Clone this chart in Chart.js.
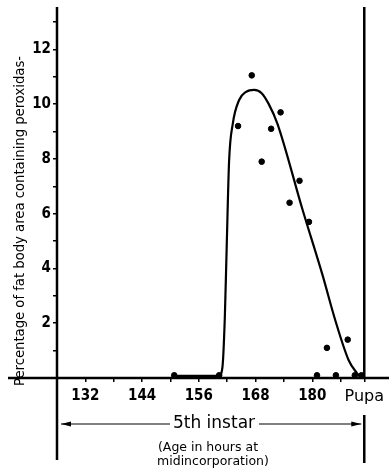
<!DOCTYPE html>
<html>
<head>
<meta charset="utf-8">
<script src="https://cdn.jsdelivr.net/npm/chart.js@4.4.1/dist/chart.umd.min.js"></script>
<style>
  html, body { margin: 0; padding: 0; background: #fff; }
  #wrap { width: 389px; height: 473px; }
</style>
</head>
<body>
<div id="wrap"><canvas id="peroxChart"></canvas></div>
<script>
// fitted curve (hours, percentage)
const curveHours = [151, 160.3, 161, 161.5, 161.9, 162.4, 163.2, 164.5, 166, 167.7, 169.3, 170.8, 172.6, 177.9, 182.1, 184.9, 187.7, 189.4, 190.4];
const curveValues = [0.08, 0.08, 0.4, 2.2, 4.8, 7.9, 9.3, 10.14, 10.45, 10.52, 10.4, 10.0, 9.3, 6.17, 3.8, 2.09, 0.65, 0.19, 0];

// measured points
const dotHours = [150.8, 160.3, 164.3, 167.2, 169.3, 171.3, 173.3, 175.2, 177.3, 179.3, 181, 183.1, 185, 187.5, 189, 190.4];
const dotValues = [0.1, 0.1, 9.2, 11.05, 7.9, 9.1, 9.7, 6.4, 7.2, 5.7, 0.1, 1.1, 0.1, 1.4, 0.1, 0.1];

const xTicks = [132, 138, 144, 150, 156, 162, 168, 174, 180, 186, 191];
const yTicks = [1, 2, 3, 4, 5, 6, 7, 8, 9, 10, 11, 12, 13];
const pupaHour = 191;

const yTitle = 'Percentage of fat body area containing peroxidas-';
const bandLabel = '5th instar';
const captionLines = ['(Age in hours at', ' midincorporation)'];

const numFont = { family: '"Liberation Sans Narrow", "DejaVu Sans Condensed", sans-serif', size: 15, weight: 'bold' };
const textFont = '"DejaVu Sans", sans-serif';

const extras = {
    id: 'extras',
    afterDraw(chart) {
        const ctx = chart.ctx;
        const x = chart.scales.x, y = chart.scales.y;
        const y0 = y.getPixelForValue(0);
        const xl = x.getPixelForValue(126);
        const xr = x.getPixelForValue(pupaHour);
        ctx.save();
        ctx.strokeStyle = '#000';
        ctx.fillStyle = '#000';
        ctx.lineWidth = 2.5;
        ctx.beginPath();
        ctx.moveTo(8, y0); ctx.lineTo(389, y0);
        ctx.moveTo(xl, 7); ctx.lineTo(xl, 460);
        ctx.moveTo(xr, 7); ctx.lineTo(xr, y0);
        ctx.moveTo(xr, 415); ctx.lineTo(xr, 463);
        ctx.stroke();

        // 5th instar arrow
        const ay = 424;
        ctx.lineWidth = 1.2;
        ctx.beginPath();
        ctx.moveTo(xl + 4, ay); ctx.lineTo(170, ay);
        ctx.moveTo(259, ay); ctx.lineTo(xr - 3, ay);
        ctx.stroke();
        ctx.beginPath();
        ctx.moveTo(xl + 4, ay); ctx.lineTo(xl + 14, ay - 2.5); ctx.lineTo(xl + 14, ay + 2.5); ctx.closePath();
        ctx.moveTo(xr - 3, ay); ctx.lineTo(xr - 13, ay - 2.5); ctx.lineTo(xr - 13, ay + 2.5); ctx.closePath();
        ctx.fill();

        ctx.textAlign = 'center';
        ctx.textBaseline = 'middle';
        ctx.font = '17px ' + textFont;
        ctx.fillText(bandLabel, 214, ay);
        ctx.font = '12.5px ' + textFont;
        ctx.fillText(captionLines[0], 208, 448);
        ctx.fillText(captionLines[1], 211, 462);

        // y axis title
        ctx.translate(21, 221);
        ctx.rotate(-Math.PI / 2);
        ctx.font = '13.2px ' + textFont;
        ctx.fillText(yTitle, 0, 0);
        ctx.restore();
    }
};

new Chart(document.getElementById('peroxChart'), {
    type: 'scatter',
    data: {
        datasets: [{
            type: 'line',
            data: curveHours.map((h, i) => ({ x: h, y: curveValues[i] })),
            borderColor: '#000',
            borderWidth: 2.2,
            pointRadius: 0,
            fill: false,
            cubicInterpolationMode: 'monotone'
        }, {
            data: dotHours.map((h, i) => ({ x: h, y: dotValues[i] })),
            backgroundColor: '#000',
            borderColor: '#000',
            pointRadius: 2.8,
            clip: false
        }]
    },
    plugins: [extras],
    options: {
        responsive: true,
        maintainAspectRatio: false,
        animation: false,
        layout: { padding: { top: 8, right: 23, left: 0, bottom: 0 } },
        plugins: { legend: { display: false }, tooltip: { enabled: false } },
        scales: {
            x: {
                type: 'linear',
                min: 126,
                max: pupaHour,
                afterBuildTicks: s => { s.ticks = xTicks.map(v => ({ value: v })); },
                afterFit: s => { s.height = 95; },
                border: { display: false },
                grid: { drawOnChartArea: false, tickLength: 4, color: '#000', lineWidth: 1.5 },
                ticks: {
                    color: '#000',
                    padding: 5,
                    maxRotation: 0,
                    autoSkip: false,
                    font: c => c.tick && c.tick.value === pupaHour
                        ? { family: textFont, size: 16 }
                        : numFont,
                    callback: v => v === pupaHour ? 'Pupa' : (v % 12 === 0 ? String(v) : '')
                }
            },
            y: {
                min: 0,
                max: 13.4,
                afterBuildTicks: s => { s.ticks = yTicks.map(v => ({ value: v })); },
                afterFit: s => { s.width = 57; },
                border: { display: false },
                grid: { drawOnChartArea: false, tickLength: 4, color: '#000', lineWidth: 1.5 },
                ticks: {
                    color: '#000',
                    padding: 2,
                    font: numFont,
                    callback: v => v % 2 === 0 ? String(v) : ''
                }
            }
        }
    }
});
</script>
</body>
</html>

» **WHAT THE TASK REQUIRES**
Copy out the data above exactly, except the pictures.

» **TASK OUTPUT**
Clone this chart in Chart.js.
<!DOCTYPE html>
<html>
<head>
<meta charset="utf-8">
<script src="https://cdn.jsdelivr.net/npm/chart.js@4.4.1/dist/chart.umd.min.js"></script>
<style>
  html, body { margin: 0; padding: 0; background: #fff; }
  #wrap { width: 389px; height: 473px; }
</style>
</head>
<body>
<div id="wrap"><canvas id="peroxChart"></canvas></div>
<script>
// fitted curve (hours, percentage)
const curveHours = [151, 160.3, 161, 161.5, 161.9, 162.4, 163.2, 164.5, 166, 167.7, 169.3, 170.8, 172.6, 177.9, 182.1, 184.9, 187.7, 189.4, 190.4];
const curveValues = [0.08, 0.08, 0.4, 2.2, 4.8, 7.9, 9.3, 10.14, 10.45, 10.52, 10.4, 10.0, 9.3, 6.17, 3.8, 2.09, 0.65, 0.19, 0];

// measured points
const dotHours = [150.8, 160.3, 164.3, 167.2, 169.3, 171.3, 173.3, 175.2, 177.3, 179.3, 181, 183.1, 185, 187.5, 189, 190.4];
const dotValues = [0.1, 0.1, 9.2, 11.05, 7.9, 9.1, 9.7, 6.4, 7.2, 5.7, 0.1, 1.1, 0.1, 1.4, 0.1, 0.1];

const xTicks = [132, 138, 144, 150, 156, 162, 168, 174, 180, 186, 191];
const yTicks = [1, 2, 3, 4, 5, 6, 7, 8, 9, 10, 11, 12, 13];
const pupaHour = 191;

const yTitle = 'Percentage of fat body area containing peroxidas-';
const bandLabel = '5th instar';
const captionLines = ['(Age in hours at', ' midincorporation)'];

const numFont = { family: '"Liberation Sans Narrow", "DejaVu Sans Condensed", sans-serif', size: 15, weight: 'bold' };
const textFont = '"DejaVu Sans", sans-serif';

const extras = {
    id: 'extras',
    afterDraw(chart) {
        const ctx = chart.ctx;
        const x = chart.scales.x, y = chart.scales.y;
        const y0 = y.getPixelForValue(0);
        const xl = x.getPixelForValue(126);
        const xr = x.getPixelForValue(pupaHour);
        ctx.save();
        ctx.strokeStyle = '#000';
        ctx.fillStyle = '#000';
        ctx.lineWidth = 2.5;
        ctx.beginPath();
        ctx.moveTo(8, y0); ctx.lineTo(389, y0);
        ctx.moveTo(xl, 7); ctx.lineTo(xl, 460);
        ctx.moveTo(xr, 7); ctx.lineTo(xr, y0);
        ctx.moveTo(xr, 415); ctx.lineTo(xr, 463);
        ctx.stroke();

        // 5th instar arrow
        const ay = 424;
        ctx.lineWidth = 1.2;
        ctx.beginPath();
        ctx.moveTo(xl + 4, ay); ctx.lineTo(170, ay);
        ctx.moveTo(259, ay); ctx.lineTo(xr - 3, ay);
        ctx.stroke();
        ctx.beginPath();
        ctx.moveTo(xl + 4, ay); ctx.lineTo(xl + 14, ay - 2.5); ctx.lineTo(xl + 14, ay + 2.5); ctx.closePath();
        ctx.moveTo(xr - 3, ay); ctx.lineTo(xr - 13, ay - 2.5); ctx.lineTo(xr - 13, ay + 2.5); ctx.closePath();
        ctx.fill();

        ctx.textAlign = 'center';
        ctx.textBaseline = 'middle';
        ctx.font = '17px ' + textFont;
        ctx.fillText(bandLabel, 214, ay);
        ctx.font = '12.5px ' + textFont;
        ctx.fillText(captionLines[0], 208, 448);
        ctx.fillText(captionLines[1], 211, 462);

        // y axis title
        ctx.translate(21, 221);
        ctx.rotate(-Math.PI / 2);
        ctx.font = '13.2px ' + textFont;
        ctx.fillText(yTitle, 0, 0);
        ctx.restore();
    }
};

new Chart(document.getElementById('peroxChart'), {
    type: 'scatter',
    data: {
        datasets: [{
            type: 'line',
            data: curveHours.map((h, i) => ({ x: h, y: curveValues[i] })),
            borderColor: '#000',
            borderWidth: 2.2,
            pointRadius: 0,
            fill: false,
            cubicInterpolationMode: 'monotone'
        }, {
            data: dotHours.map((h, i) => ({ x: h, y: dotValues[i] })),
            backgroundColor: '#000',
            borderColor: '#000',
            pointRadius: 2.8,
            clip: false
        }]
    },
    plugins: [extras],
    options: {
        responsive: true,
        maintainAspectRatio: false,
        animation: false,
        layout: { padding: { top: 8, right: 23, left: 0, bottom: 0 } },
        plugins: { legend: { display: false }, tooltip: { enabled: false } },
        scales: {
            x: {
                type: 'linear',
                min: 126,
                max: pupaHour,
                afterBuildTicks: s => { s.ticks = xTicks.map(v => ({ value: v })); },
                afterFit: s => { s.height = 95; },
                border: { display: false },
                grid: { drawOnChartArea: false, tickLength: 4, color: '#000', lineWidth: 1.5 },
                ticks: {
                    color: '#000',
                    padding: 5,
                    maxRotation: 0,
                    autoSkip: false,
                    font: c => c.tick && c.tick.value === pupaHour
                        ? { family: textFont, size: 16 }
                        : numFont,
                    callback: v => v === pupaHour ? 'Pupa' : (v % 12 === 0 ? String(v) : '')
                }
            },
            y: {
                min: 0,
                max: 13.4,
                afterBuildTicks: s => { s.ticks = yTicks.map(v => ({ value: v })); },
                afterFit: s => { s.width = 57; },
                border: { display: false },
                grid: { drawOnChartArea: false, tickLength: 4, color: '#000', lineWidth: 1.5 },
                ticks: {
                    color: '#000',
                    padding: 2,
                    font: numFont,
                    callback: v => v % 2 === 0 ? String(v) : ''
                }
            }
        }
    }
});
</script>
</body>
</html>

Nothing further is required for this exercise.